*WHAT YOU HAVE TO DO*
In the listing that follows, retype every line from the first through the one containing "XLAB = 'Tiempo". Pictures are to be left out.

*RECORDED DATA*
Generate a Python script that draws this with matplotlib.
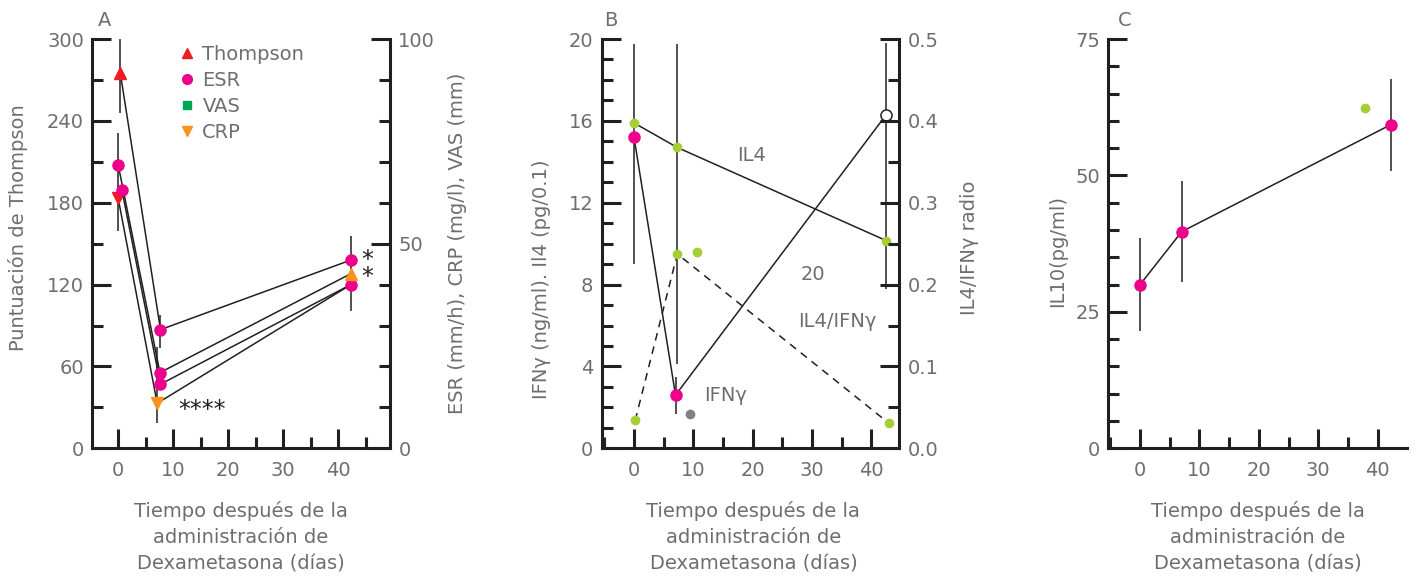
import matplotlib
matplotlib.use('Agg')
import matplotlib.pyplot as plt
from matplotlib.ticker import MultipleLocator
from matplotlib.lines import Line2D

plt.rcParams['font.family'] = ['DejaVu Sans']
plt.rcParams['font.size'] = 14

GRIS = '#6d6e71'
NEGRO = '#231f20'
ROSA = '#ec008c'
ROJO = '#ed1c24'
VERDE = '#00a651'
NARANJA = '#f7941d'
LIMA = '#a6ce39'
XLAB = 'Tiempo después de la\nadministración de\nDexametasona (días)'

# ---------------- datos panel A ----------------
# cuatro curvas (escala izquierda, Thompson 0-300)
a_dias = [[0.4, 7.7, 42.3], [0.0, 7.6, 42.3], [0.7, 7.7, 42.3], [0.0, 7.1, 42.3]]
a_vals = [[275, 87, 138], [208, 55.5, 128], [189, 47, 120], [183.5, 33, 120]]
# marcadores
a_thompson_x, a_thompson_y = [0.4], [275]
a_rojo_abajo_x, a_rojo_abajo_y = [0.0], [183.5]
a_esr_x = [0.0, 0.7, 7.7, 7.6, 7.7, 42.3, 42.3]
a_esr_y = [208, 189, 87, 55.5, 47, 138, 120]
a_crp_x, a_crp_y = [7.1], [33]
a_crp_arriba_x, a_crp_arriba_y = [42.3], [128]
# barras de error (x, desde, hasta)
a_err_x = [0.4, 0.0, 7.7, 7.1, 42.3]
a_err_lo = [246, 159, 73.5, 18.5, 100.5]
a_err_hi = [304, 231, 98, 74.5, 155.5]

# ---------------- datos panel B ----------------
b_il4_x, b_il4_y = [0.0, 7.3, 42.5], [15.9, 14.7, 10.15]
b_ifn_x, b_ifn_y = [0.0, 7.0], [15.2, 2.6]
b_ifn_fin_x, b_ifn_fin_y = [7.0, 42.5], [2.6, 16.3]
b_ratio_x, b_ratio_y = [0.2, 7.3, 42.9], [0.034, 0.2375, 0.031]
b_extra_x, b_extra_y = [10.7], [9.6]
b_gris_x, b_gris_y = [9.5], [1.7]
b_err_x = [0.0, 7.3, 7.0, 42.5]
b_err_lo = [9.0, 4.1, 1.7, 7.8]
b_err_hi = [19.75, 19.75, 3.5, 19.8]

# ---------------- datos panel C ----------------
c_x = [0.0, 7.0, 42.2]
c_y = [30.0, 39.7, 59.3]
c_err = [8.5, 9.2, 8.4]
c_extra_x, c_extra_y = [37.8], [62.3]

fig = plt.figure(figsize=(14.17, 5.77), dpi=100)
posiciones = [[0.0651, 0.2230, 0.2101, 0.7094],
              [0.4246, 0.2230, 0.2100, 0.7094],
              [0.7822, 0.2230, 0.2106, 0.7094]]


def estilo(ax, lado='left'):
    for s in ax.spines.values():
        s.set_visible(False)
    ax.spines['bottom'].set_visible(lado == 'left')
    ax.spines[lado].set_visible(True)
    for s in ax.spines.values():
        s.set_linewidth(2.2)
        s.set_color(NEGRO)
    ax.tick_params(which='both', direction='in', color=NEGRO, width=2.2,
                   labelcolor=GRIS, labelsize=14)
    ax.tick_params(which='major', length=13.5)
    ax.tick_params(which='minor', length=8)
    ax.tick_params(axis='y', pad=6)
    ax.tick_params(axis='x', pad=9)
    ax.patch.set_visible(False)


def etiqueta_x(ax, xc=0.5):
    ax.set_xlabel(XLAB, color=GRIS, linespacing=1.5)
    ax.xaxis.set_label_coords(xc, -0.217)
    ax.xaxis.label.set_va('center')


# ---------------- A ----------------
ax = fig.add_axes(posiciones[0])
ax2 = ax.twinx()
estilo(ax)
estilo(ax2, 'right')
ax2.tick_params(bottom=False, labelbottom=False)
ax.set_xlim(-4.7, 49.4)
ax.set_ylim(0, 300)
ax2.set_ylim(0, 100)
ax.xaxis.set_major_locator(MultipleLocator(10))
ax.xaxis.set_minor_locator(MultipleLocator(5))
ax.yaxis.set_major_locator(MultipleLocator(60))
ax.yaxis.set_minor_locator(MultipleLocator(30))
ax2.yaxis.set_major_locator(MultipleLocator(50))
ax2.yaxis.set_minor_locator(MultipleLocator(10))

for xs, ys in zip(a_dias, a_vals):
    ax.plot(xs, ys, color=NEGRO, lw=1.1, zorder=2)
ax.vlines(a_err_x, a_err_lo, a_err_hi, color=NEGRO, lw=1.1, zorder=2)
ax.plot(a_thompson_x, a_thompson_y, '^', color=ROJO, ms=8, zorder=3)
ax.plot(a_rojo_abajo_x, a_rojo_abajo_y, 'v', color=ROJO, ms=8, zorder=3)
ax.plot(a_esr_x, a_esr_y, 'o', color=ROSA, ms=8, zorder=3)
ax.plot(a_crp_x, a_crp_y, 'v', color=NARANJA, ms=8, zorder=3)
ax.plot(a_crp_arriba_x, a_crp_arriba_y, '^', color=NARANJA, ms=8, zorder=3)
ax.text(45.3, 132, '*\n*', ha='center', va='center', fontsize=17,
        linespacing=0.65, color=NEGRO)
ax.text(15.2, 28, '****', ha='center', va='center', fontsize=17, color=NEGRO)

manejadores = [Line2D([], [], marker='^', ls='', color=ROJO, ms=7),
               Line2D([], [], marker='o', ls='', color=ROSA, ms=7),
               Line2D([], [], marker='s', ls='', color=VERDE, ms=6),
               Line2D([], [], marker='v', ls='', color=NARANJA, ms=7)]
ax.legend(manejadores, ['Thompson', 'ESR', 'VAS', 'CRP'], loc='upper left',
          bbox_to_anchor=(0.285, 0.985), frameon=False, handlelength=1.0,
          handletextpad=0.3, labelspacing=0.36, borderpad=0, borderaxespad=0,
          labelcolor=GRIS, fontsize=14)

ax.set_ylabel('Puntuación de Thompson', color=GRIS)
ax.yaxis.set_label_coords(-0.216, 0.54)
ax2.set_ylabel('ESR (mm/h), CRP (mg/l), VAS (mm)', color=GRIS)
ax2.yaxis.set_label_coords(1.195, 0.5)
etiqueta_x(ax)
ax.text(0.04, 1.045, 'A', transform=ax.transAxes, ha='center', va='center',
        color=GRIS)

# ---------------- B ----------------
bx = fig.add_axes(posiciones[1])
bx2 = bx.twinx()
estilo(bx)
estilo(bx2, 'right')
bx2.tick_params(bottom=False, labelbottom=False)
bx.set_xlim(-5.45, 44.7)
bx.set_ylim(0, 20)
bx2.set_ylim(0, 0.5)
bx.xaxis.set_major_locator(MultipleLocator(10))
bx.xaxis.set_minor_locator(MultipleLocator(5))
bx.yaxis.set_major_locator(MultipleLocator(4))
bx.yaxis.set_minor_locator(MultipleLocator(1))
bx2.yaxis.set_major_locator(MultipleLocator(0.1))
bx2.yaxis.set_minor_locator(MultipleLocator(0.05))
bx2.yaxis.set_major_formatter(lambda v, p: f'{v:.1f}')

bx.vlines(b_err_x, b_err_lo, b_err_hi, color=NEGRO, lw=1.1, zorder=2)
bx.plot(b_il4_x, b_il4_y, '-', color=NEGRO, lw=1.1, zorder=2)
bx.plot(b_ifn_x, b_ifn_y, '-', color=NEGRO, lw=1.1, zorder=2)
bx.plot(b_ifn_fin_x, b_ifn_fin_y, '-', color=NEGRO, lw=1.1, zorder=2)
bx2.plot(b_ratio_x, b_ratio_y, '--', color=NEGRO, lw=1.1, dashes=(5, 4), zorder=2)
bx.plot(b_il4_x, b_il4_y, 'o', color=LIMA, ms=6, zorder=3)
bx.plot(b_ifn_x, b_ifn_y, 'o', color=ROSA, ms=8, zorder=3)
bx.plot(b_ifn_fin_x[1:], b_ifn_fin_y[1:], 'o', mfc='white', mec=NEGRO,
        mew=1.1, ms=8, zorder=3)
bx2.plot(b_ratio_x, b_ratio_y, 'o', color=LIMA, ms=6, zorder=3)
bx.plot(b_extra_x, b_extra_y, 'o', color=LIMA, ms=6, zorder=3)
bx.plot(b_gris_x, b_gris_y, 'o', color='#808285', ms=6, zorder=3)
bx.text(19.8, 14.3, 'IL4', ha='center', va='center', color=GRIS)
bx.text(30.2, 8.5, '20', ha='center', va='center', color=GRIS)
bx.text(34.2, 6.2, 'IL4/IFNγ', ha='center', va='center', color=GRIS)
bx.text(15.4, 2.6, 'IFNγ', ha='center', va='center', color=GRIS)

bx.set_ylabel('IFNγ (ng/ml). Il4 (pg/0.1)', color=GRIS)
bx.yaxis.set_label_coords(-0.170, 0.414)
bx2.set_ylabel('IL4/IFNγ radio', color=GRIS)
bx2.yaxis.set_label_coords(1.204, 0.49)
etiqueta_x(bx, 0.51)
bx.text(0.032, 1.045, 'B', transform=bx.transAxes, ha='center', va='center',
        color=GRIS)

# ---------------- C ----------------
cx = fig.add_axes(posiciones[2])
estilo(cx)
cx.set_xlim(-5.34, 44.9)
cx.set_ylim(0, 75)
cx.xaxis.set_major_locator(MultipleLocator(10))
cx.xaxis.set_minor_locator(MultipleLocator(5))
cx.yaxis.set_major_locator(MultipleLocator(25))
cx.yaxis.set_minor_locator(MultipleLocator(5))
cx.errorbar(c_x, c_y, yerr=c_err, fmt='-', color=NEGRO, lw=1.1, elinewidth=1.1,
            capsize=0, zorder=2)
cx.plot(c_x, c_y, 'o', color=ROSA, ms=8, zorder=3)
cx.plot(c_extra_x, c_extra_y, 'o', color=LIMA, ms=6, zorder=3)
cx.set_ylabel('IL10(pg/ml)', color=GRIS)
cx.yaxis.set_label_coords(-0.138, 0.482)
etiqueta_x(cx)
cx.text(0.055, 1.045, 'C', transform=cx.transAxes, ha='center', va='center',
        color=GRIS)

fig.savefig('out.png', dpi=100)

*COMPLETE OUTPUT*
Generate a Python script that draws this with matplotlib.
import matplotlib
matplotlib.use('Agg')
import matplotlib.pyplot as plt
from matplotlib.ticker import MultipleLocator
from matplotlib.lines import Line2D

plt.rcParams['font.family'] = ['DejaVu Sans']
plt.rcParams['font.size'] = 14

GRIS = '#6d6e71'
NEGRO = '#231f20'
ROSA = '#ec008c'
ROJO = '#ed1c24'
VERDE = '#00a651'
NARANJA = '#f7941d'
LIMA = '#a6ce39'
XLAB = 'Tiempo después de la\nadministración de\nDexametasona (días)'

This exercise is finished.